Leaping on to moving trains and jumping off buildings isn’t something most people would rush to do, but then again, Maggie Q isn’t most people. “I dive with sharks. … I think it’s really fun to explore that reckless side of yourself and have that glorified by everyone around you. Who doesn’t want to experience that on some level?” she tells us.
It’s no wonder she was right at home playing Tori in the new dystopian movie “Divergent” (out March 21). Based on the best-selling book by Veronica Roth and the first in a trilogy, “Divergent” is about a society divided into five factions, each heralding a specific virtue: knowledge, peace, honesty, selflessness, and bravery. Maggie Q’s character Tori is of course one of the brave, a faction that participates in the aforementioned leaping onto moving trains and jumping off buildings.
Tori is the first to realize Tris (played by Shailene Woodley) is “divergent,” someone who won’t fit in anywhere. “We had an instant chemistry the first time we read together, which is why I got the role,” Maggie Q says of Woodley. “I love her. We feel like we were separated at birth. I look so forward to watching her grow in this business.

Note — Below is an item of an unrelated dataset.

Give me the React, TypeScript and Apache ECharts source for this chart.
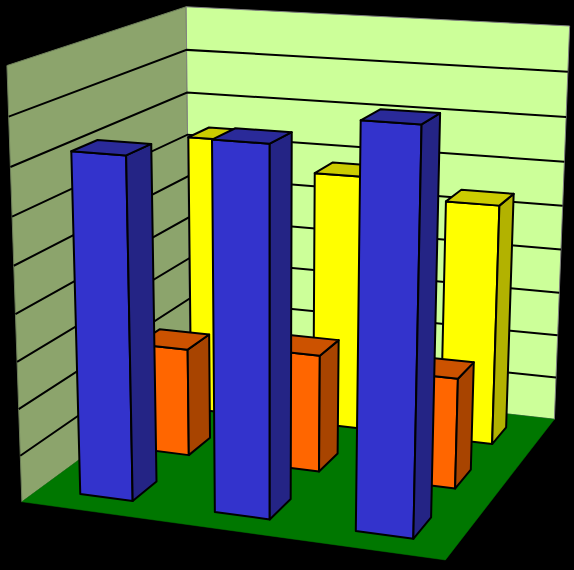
import React, { useEffect, useRef } from "react";
import * as echarts from "echarts";

const categories = ["A", "B", "C"];
const yTicks = [0, 1, 2, 3, 4, 5, 6, 7, 8, 9];
const backRow = [6.4, 5.8, 5.4];
const middleRow = [2.4, 2.58, 2.4];
const frontRow = [7.22, 7.66, 8.23];

const W = 574;
const H = 570;
const BAR_FRACTION = 0.395;
const DEPTH_FRACTION = 0.41;
const X_SHIFT = 0.002;
const Z_SHIFT = -0.006;

// Calibration of the 3D view: [x, depth, height] -> [px, py]
const calibration: [number, number, number, number, number][] = [
  [0, 1, 0, 190, 378],
  [1, 1, 0, 555, 419],
  [0, 0, 0, 22, 502],
  [1, 0, 0, 445, 560],
  [0, 1, 1, 186, 7],
  [1, 1, 1, 570, 26],
  [0, 0, 1, 7, 65],
  [1, 1, 0.5556, 562, 206],
  [0, 0, 0.5556, 14, 266],
];

function solveCamera(): number[] {
  const rows: number[][] = [];
  const rhs: number[] = [];
  for (const [x, z, y, u, v] of calibration) {
    rows.push([x, z, y, 1, 0, 0, 0, 0, -u * x, -u * z, -u * y]);
    rhs.push(u);
    rows.push([0, 0, 0, 0, x, z, y, 1, -v * x, -v * z, -v * y]);
    rhs.push(v);
  }
  const n = 11;
  const m: number[][] = [];
  for (let i = 0; i < n; i++) {
    const line = new Array(n + 1).fill(0);
    for (let j = 0; j < n; j++) rows.forEach((r) => (line[j] += r[i] * r[j]));
    rows.forEach((r, k) => (line[n] += r[i] * rhs[k]));
    m.push(line);
  }
  for (let i = 0; i < n; i++) {
    let p = i;
    for (let k = i + 1; k < n; k++) if (Math.abs(m[k][i]) > Math.abs(m[p][i])) p = k;
    [m[i], m[p]] = [m[p], m[i]];
    for (let k = 0; k < n; k++) {
      if (k === i) continue;
      const f = m[k][i] / m[i][i];
      for (let j = i; j <= n; j++) m[k][j] -= f * m[i][j];
    }
  }
  return m.map((l, i) => l[n] / l[i]);
}

const cam = solveCamera();
function project(x: number, z: number, y: number): [number, number] {
  const d = cam[8] * x + cam[9] * z + cam[10] * y + 1;
  return [
    (cam[0] * x + cam[1] * z + cam[2] * y + cam[3]) / d,
    (cam[4] * x + cam[5] * z + cam[6] * y + cam[7]) / d,
  ];
}

const poly = (points: number[][], fill: string, stroke = "#000000", lineWidth = 2) => ({
  type: "polygon",
  shape: { points },
  style: { fill, stroke, lineWidth, lineJoin: "round" },
});

function barSeries(name: string, values: number[], row: number, front: string, top: string, side: string) {
  return {
    type: "custom",
    name,
    xAxisIndex: 0,
    yAxisIndex: 0,
    silent: true,
    clip: false,
    data: values.map((v, i) => [i, v]),
    encode: { x: 0, y: 1 },
    renderItem: (_: any, api: any) => {
      const c = api.coord([api.value(0), api.value(1)]);
      const cx = c[0] / api.getWidth() + X_SHIFT;
      const h = 1 - c[1] / api.getHeight();
      const halfX = BAR_FRACTION / 3 / 2;
      const halfZ = DEPTH_FRACTION / 3 / 2;
      const x0 = cx - halfX;
      const x1 = cx + halfX;
      const zc = (row + 0.5) / 3 + Z_SHIFT;
      const z0 = zc - halfZ;
      const z1 = zc + halfZ;
      return {
        type: "group",
        children: [
          poly([project(x0, z0, 0), project(x1, z0, 0), project(x1, z0, h), project(x0, z0, h)], front),
          poly([project(x1, z0, 0), project(x1, z1, 0), project(x1, z1, h), project(x1, z0, h)], side),
          poly([project(x0, z0, h), project(x1, z0, h), project(x1, z1, h), project(x0, z1, h)], top),
        ],
      };
    },
  };
}

export default function App() {
  const ref = useRef<HTMLDivElement>(null);
  useEffect(() => {
    const chart = echarts.init(ref.current!, undefined, { renderer: "svg" });
    chart.setOption({
      animation: false,
      backgroundColor: "#000000",
      grid: { left: 0, right: 0, top: 0, bottom: 0 },
      xAxis: { type: "category", data: categories, show: false },
      yAxis: { type: "value", min: 0, max: 9, interval: 1, show: false },
      series: [
        {
          type: "custom",
          name: "walls",
          silent: true,
          clip: false,
          data: [[0, 0]],
          renderItem: () => ({
            type: "group",
            children: [
              poly([project(0, 0, 0), project(0, 1, 0), project(0, 1, 1), project(0, 0, 1)], "#8CA46C", "#6E7F5A", 1),
              poly([project(0, 1, 0), project(1, 1, 0), project(1, 1, 1), project(0, 1, 1)], "#CCFF99", "#808080", 1),
            ],
          }),
        },
        {
          type: "custom",
          name: "gridlines",
          silent: true,
          clip: false,
          data: yTicks.slice(1, -1).map((t) => [0, t]),
          encode: { x: 0, y: 1 },
          renderItem: (_: any, api: any) => {
            const h = 1 - api.coord([0, api.value(1)])[1] / api.getHeight();
            return {
              type: "polyline",
              shape: { points: [project(0, 0, h), project(0, 1, h), project(1, 1, h)] },
              style: { fill: "none", stroke: "#000000", lineWidth: 2 },
            };
          },
        },
        {
          type: "custom",
          name: "floor",
          silent: true,
          clip: false,
          data: [[0, 0]],
          renderItem: () =>
            poly([project(0, 0, 0), project(1, 0, 0), project(1, 1, 0), project(0, 1, 0)], "#007700", "#007700", 0.5),
        },
        barSeries("Back", backRow, 2, "#FFFF00", "#CCCC00", "#B2B200"),
        barSeries("Middle", middleRow, 1, "#FF6600", "#CC5200", "#A84400"),
        barSeries("Front", frontRow, 0, "#3333CC", "#2A2A99", "#242485"),
      ],
    });
    return () => chart.dispose();
  }, []);
  return <div ref={ref} style={{ position: "fixed", left: 0, top: 0, width: W, height: H }} />;
}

She’s a true talent and seeing her flourish is going to be really great.”
Maggie Q doesn’t think it will be just teens who will relate to the movie. “It has so many real life lessons,” she says. “The overarching theme is how the choices we make affect the rest of our lives. In the movie, it’s an overt choice when you’re 16, but the truth is, our choices every day are always going to set us on a path and they affect those around us who we love as well.”
Of course every big blockbuster needs a heartthrob and “Divergent” found its in actor Theo James, who plays a fellow member of the bravest tribe, alongside Maggie Q. “When I saw him on screen in the movie, my stomach was just doing flip-flips because I was so excited. He’s about to be the biggest heartthrob in the world and I’m just so proud of Theo,” she says.
Maggie Q is signed on for all three movies and committing was yet another thing she did without fear. “It’s every actor’s dream,” she says of being tied to a project for so long. “It’s the best problem to have ever.” Instead, she was more concerned with her character than the timeline of the project. “For me, I [asked myself], do I like this character? Do I think I can bring something to her that no one else can? Does she have a journey in this whole series? And I felt that all those things were positive.” It serves as a reminder that this movie is only the beginning.